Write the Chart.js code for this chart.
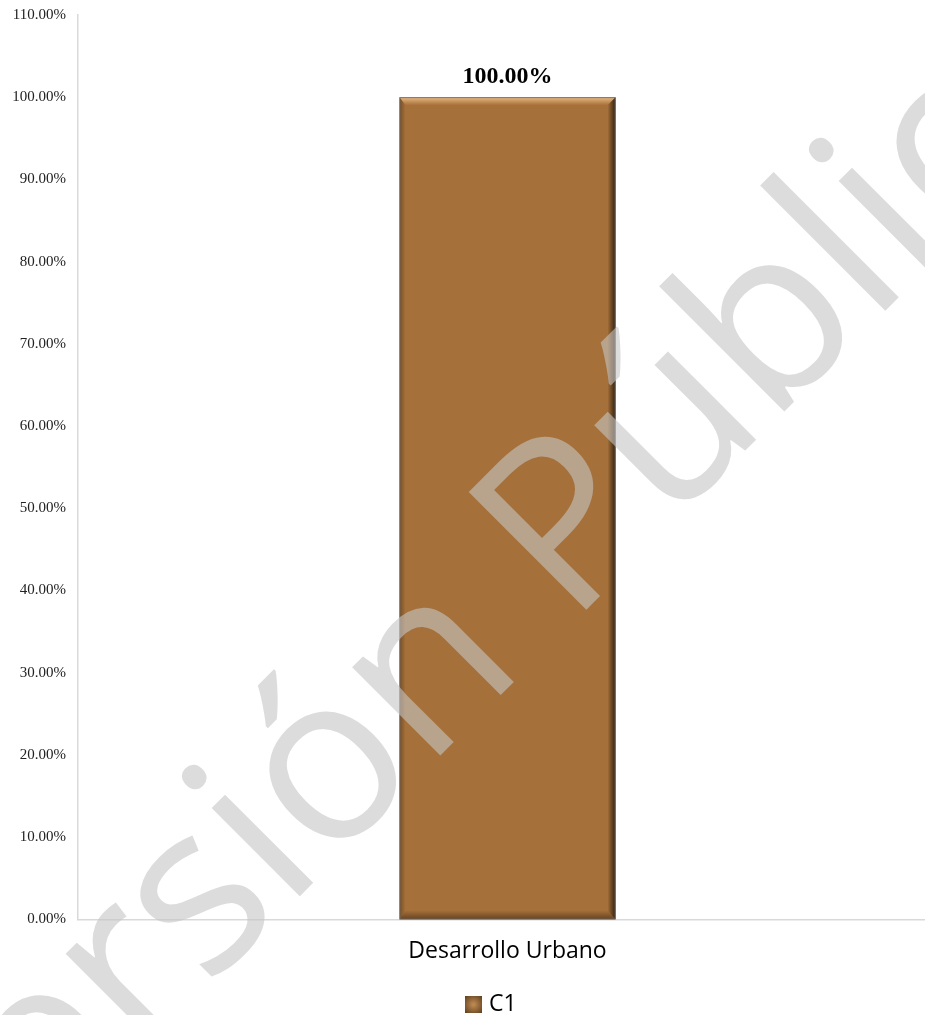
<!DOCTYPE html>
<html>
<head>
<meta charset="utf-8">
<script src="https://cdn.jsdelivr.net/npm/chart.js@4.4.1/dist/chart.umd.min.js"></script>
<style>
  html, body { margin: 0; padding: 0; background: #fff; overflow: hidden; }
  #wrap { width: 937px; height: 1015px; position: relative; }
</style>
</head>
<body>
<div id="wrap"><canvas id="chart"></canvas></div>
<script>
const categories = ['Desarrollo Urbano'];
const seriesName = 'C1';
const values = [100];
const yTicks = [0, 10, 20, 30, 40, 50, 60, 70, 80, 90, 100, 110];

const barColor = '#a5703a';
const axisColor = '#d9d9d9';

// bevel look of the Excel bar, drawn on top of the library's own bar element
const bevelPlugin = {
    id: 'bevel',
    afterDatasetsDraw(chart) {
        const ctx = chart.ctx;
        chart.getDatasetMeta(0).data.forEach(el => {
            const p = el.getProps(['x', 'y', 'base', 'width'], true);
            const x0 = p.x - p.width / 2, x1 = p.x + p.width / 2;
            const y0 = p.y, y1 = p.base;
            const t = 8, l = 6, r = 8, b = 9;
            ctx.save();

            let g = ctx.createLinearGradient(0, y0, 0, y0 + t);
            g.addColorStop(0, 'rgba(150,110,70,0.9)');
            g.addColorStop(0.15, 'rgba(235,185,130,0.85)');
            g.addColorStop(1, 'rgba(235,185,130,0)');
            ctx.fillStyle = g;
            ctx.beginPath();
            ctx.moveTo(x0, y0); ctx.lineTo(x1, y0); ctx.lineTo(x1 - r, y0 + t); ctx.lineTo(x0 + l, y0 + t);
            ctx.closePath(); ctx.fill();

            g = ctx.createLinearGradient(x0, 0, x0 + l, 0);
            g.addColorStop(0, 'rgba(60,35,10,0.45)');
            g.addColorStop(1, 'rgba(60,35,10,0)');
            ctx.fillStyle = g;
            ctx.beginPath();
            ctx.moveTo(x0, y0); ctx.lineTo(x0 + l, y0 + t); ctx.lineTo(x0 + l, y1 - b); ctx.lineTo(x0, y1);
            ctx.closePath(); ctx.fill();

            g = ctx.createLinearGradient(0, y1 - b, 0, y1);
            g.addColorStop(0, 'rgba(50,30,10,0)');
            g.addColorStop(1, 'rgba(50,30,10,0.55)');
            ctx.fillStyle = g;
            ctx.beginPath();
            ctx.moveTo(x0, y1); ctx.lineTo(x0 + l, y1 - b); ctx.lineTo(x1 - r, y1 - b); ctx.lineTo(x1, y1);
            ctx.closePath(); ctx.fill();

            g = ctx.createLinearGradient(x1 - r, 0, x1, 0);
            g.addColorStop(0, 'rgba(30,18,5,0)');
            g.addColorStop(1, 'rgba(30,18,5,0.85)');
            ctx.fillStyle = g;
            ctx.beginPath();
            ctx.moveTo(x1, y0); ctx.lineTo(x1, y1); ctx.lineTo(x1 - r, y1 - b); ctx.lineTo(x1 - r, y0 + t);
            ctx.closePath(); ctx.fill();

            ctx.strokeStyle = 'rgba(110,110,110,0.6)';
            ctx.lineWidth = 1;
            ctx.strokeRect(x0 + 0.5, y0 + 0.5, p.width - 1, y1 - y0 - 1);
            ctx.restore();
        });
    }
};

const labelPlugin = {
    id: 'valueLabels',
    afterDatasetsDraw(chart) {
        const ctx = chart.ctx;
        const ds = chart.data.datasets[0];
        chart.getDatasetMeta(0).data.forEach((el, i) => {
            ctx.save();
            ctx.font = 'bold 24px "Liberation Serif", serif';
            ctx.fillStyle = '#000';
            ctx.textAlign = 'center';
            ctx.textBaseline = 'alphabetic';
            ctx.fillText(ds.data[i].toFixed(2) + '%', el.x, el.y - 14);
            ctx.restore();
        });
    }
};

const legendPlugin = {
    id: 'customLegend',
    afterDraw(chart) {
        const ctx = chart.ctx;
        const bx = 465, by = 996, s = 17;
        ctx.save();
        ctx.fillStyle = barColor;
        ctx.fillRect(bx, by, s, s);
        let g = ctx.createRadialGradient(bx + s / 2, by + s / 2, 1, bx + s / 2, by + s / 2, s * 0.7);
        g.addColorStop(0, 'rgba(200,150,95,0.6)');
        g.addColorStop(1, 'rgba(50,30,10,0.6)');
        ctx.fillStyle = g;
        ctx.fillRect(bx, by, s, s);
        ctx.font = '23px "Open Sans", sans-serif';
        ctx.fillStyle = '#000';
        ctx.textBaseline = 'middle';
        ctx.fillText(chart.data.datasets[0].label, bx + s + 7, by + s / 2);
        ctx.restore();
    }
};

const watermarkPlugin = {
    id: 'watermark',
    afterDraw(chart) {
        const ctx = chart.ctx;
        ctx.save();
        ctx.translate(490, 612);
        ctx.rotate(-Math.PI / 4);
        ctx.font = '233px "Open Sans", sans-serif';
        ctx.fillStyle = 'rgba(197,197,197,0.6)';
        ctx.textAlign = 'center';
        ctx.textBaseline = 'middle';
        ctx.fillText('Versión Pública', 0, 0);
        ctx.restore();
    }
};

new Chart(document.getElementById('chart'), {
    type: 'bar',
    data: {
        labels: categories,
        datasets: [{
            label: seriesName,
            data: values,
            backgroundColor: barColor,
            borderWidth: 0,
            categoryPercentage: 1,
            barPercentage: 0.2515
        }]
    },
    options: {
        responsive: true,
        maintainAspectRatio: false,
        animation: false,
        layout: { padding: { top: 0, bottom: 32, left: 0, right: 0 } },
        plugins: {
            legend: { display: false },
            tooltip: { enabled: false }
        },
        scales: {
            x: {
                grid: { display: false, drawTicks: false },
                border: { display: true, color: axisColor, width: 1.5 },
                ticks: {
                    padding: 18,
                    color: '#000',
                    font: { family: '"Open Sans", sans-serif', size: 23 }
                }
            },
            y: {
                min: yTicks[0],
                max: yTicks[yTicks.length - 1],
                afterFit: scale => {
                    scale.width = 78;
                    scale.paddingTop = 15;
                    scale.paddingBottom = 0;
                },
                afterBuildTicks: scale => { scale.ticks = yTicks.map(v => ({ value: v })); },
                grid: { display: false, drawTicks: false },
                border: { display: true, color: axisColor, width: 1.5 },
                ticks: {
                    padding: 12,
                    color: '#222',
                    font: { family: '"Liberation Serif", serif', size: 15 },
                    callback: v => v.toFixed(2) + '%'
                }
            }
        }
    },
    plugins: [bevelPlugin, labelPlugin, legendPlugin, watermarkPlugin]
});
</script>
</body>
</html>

* * * * * * * * *

Problem to work on ▸
Transcribe exactly, with no pictures, the lines running from the first line of the material through the line holding "const axisColor = '#d9d9d9';".

Task result ▸
Write the Chart.js code for this chart.
<!DOCTYPE html>
<html>
<head>
<meta charset="utf-8">
<script src="https://cdn.jsdelivr.net/npm/chart.js@4.4.1/dist/chart.umd.min.js"></script>
<style>
  html, body { margin: 0; padding: 0; background: #fff; overflow: hidden; }
  #wrap { width: 937px; height: 1015px; position: relative; }
</style>
</head>
<body>
<div id="wrap"><canvas id="chart"></canvas></div>
<script>
const categories = ['Desarrollo Urbano'];
const seriesName = 'C1';
const values = [100];
const yTicks = [0, 10, 20, 30, 40, 50, 60, 70, 80, 90, 100, 110];

const barColor = '#a5703a';
const axisColor = '#d9d9d9';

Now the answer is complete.